Absolutely. Fleet - at this point - has incredibly limited functionality when it comes to configuration. It's perfectly fine for metrics, but even simple stuff like custom fields per log path (to map applications to logs), multi-line patterns etc. don't seem to be available for configuration via Fleet. The "custom logs" integration seems to be meant for some of these things, but documentation on how to configure it literally doesn't exist on the public web. Plus: all of this seems to be still in beta and undergoing changes.

The first thing we looked at was actually Fleet. But as it is now, it's not a feasible replacement for an environment with a variety of different log locations and formats running through logstash.

I understand, I've shares this internally with the Fleet team for visibility, the feedback is appreciated!

Hi @mybyte I'm the product manager for Fleet. Thanks for bringing up this discussion, its an area we are tracking for improved functionality in our roadmap.

First, I'll point out that what @leandrojmp described as having a folder for each application should work in Fleet. You can build a large combined agent policy that contains integrations for all of the applications.

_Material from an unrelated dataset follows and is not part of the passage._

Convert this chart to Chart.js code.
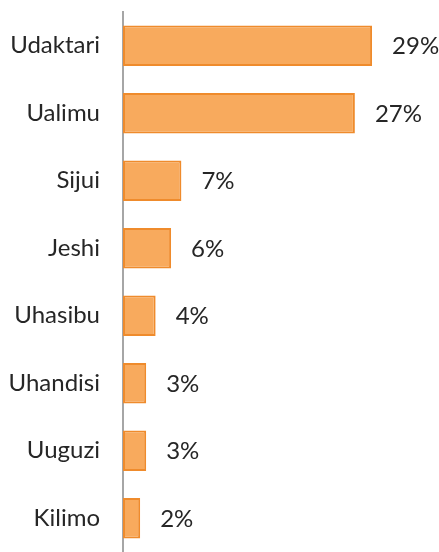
<!DOCTYPE html>
<html>
<head>
<meta charset="utf-8">
<script src="https://cdn.jsdelivr.net/npm/chart.js@4.4.1/dist/chart.umd.min.js"></script>
<style>
  html, body { margin: 0; padding: 0; background: #fff; }
  #wrap { width: 439px; height: 552px; }
</style>
</head>
<body>
<div id="wrap"><canvas id="myChart"></canvas></div>
<script>
const categories = ["Udaktari", "Ualimu", "Sijui", "Jeshi", "Uhasibu", "Uhandisi", "Uuguzi", "Kilimo"];
const values = [29, 27, 6.8, 5.6, 3.8, 2.7, 2.7, 2.0];
const valueLabels = ["29%", "27%", "7%", "6%", "4%", "3%", "3%", "2%"];

const barLabels = {
    id: 'barLabels',
    afterDatasetsDraw(chart) {
        const c = chart.ctx;
        const meta = chart.getDatasetMeta(0);
        c.save();
        c.font = '24px Lato';
        c.fillStyle = '#262626';
        c.textAlign = 'left';
        c.textBaseline = 'middle';
        meta.data.forEach((bar, i) => {
            c.fillText(valueLabels[i], bar.x + 20, bar.y + 1);
        });
        c.restore();
    }
};

const ctx = document.getElementById('myChart');
let myChart = new Chart(ctx, {
    type: 'bar',
    data: {
        labels: categories,
        datasets: [
            {
                data: values,
                backgroundColor: "#F8AA5D",
                borderColor: "#EF8B2C",
                borderWidth: 2,
                borderSkipped: false,
                categoryPercentage: 1.0,
                barPercentage: 0.6,
            }
        ]
    },
    options: {
        indexAxis: 'y',
        responsive: true,
        maintainAspectRatio: false,
        animation: false,
        layout: { padding: { top: 12, right: 24, bottom: 0, left: 0 } },
        plugins: {
            legend: { display: false },
            tooltip: { enabled: false }
        },
        scales: {
            x: {
                display: false,
                min: 0,
                max: 34
            },
            y: {
                grid: { display: false },
                border: { display: true, color: '#A6A6A6', width: 2 },
                ticks: {
                    color: '#262626',
                    font: { family: 'Lato', size: 24 },
                    padding: 15
                },
                afterFit(scale) {
                    scale.width = 123;
                    scale.paddingTop = 0;
                    scale.paddingBottom = 0;
                }
            }
        }
    },
    plugins: [barLabels]
});
</script>
</body>
</html>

If they are not present on a host they will be ignored.

In the custom logs integration, you can use the same configuration as the filebeat log input Log input | Filebeat Reference [7.16] | Elastic. Just put the YAML into the custom configuration box. We are working on copying this documentation to the agent here Add Filebeat input documentation to agent by dedemorton · Pull Request #424 · elastic/observability-docs · GitHub. You'd create one custom logs integration per log path, setting the custom fields in each. Does this meet your needs for custom fields per log path?

Logstash output is also one of our highest priorities, which we are tracking here [Fleet] Add a Logstash output type in Fleet settings · Issue #104987 · elastic/kibana · GitHub for delivery in 8.x.

Thanks for the suggestion, I'll check it out!

Then again, keeping the configuration in git certainly has some advantages.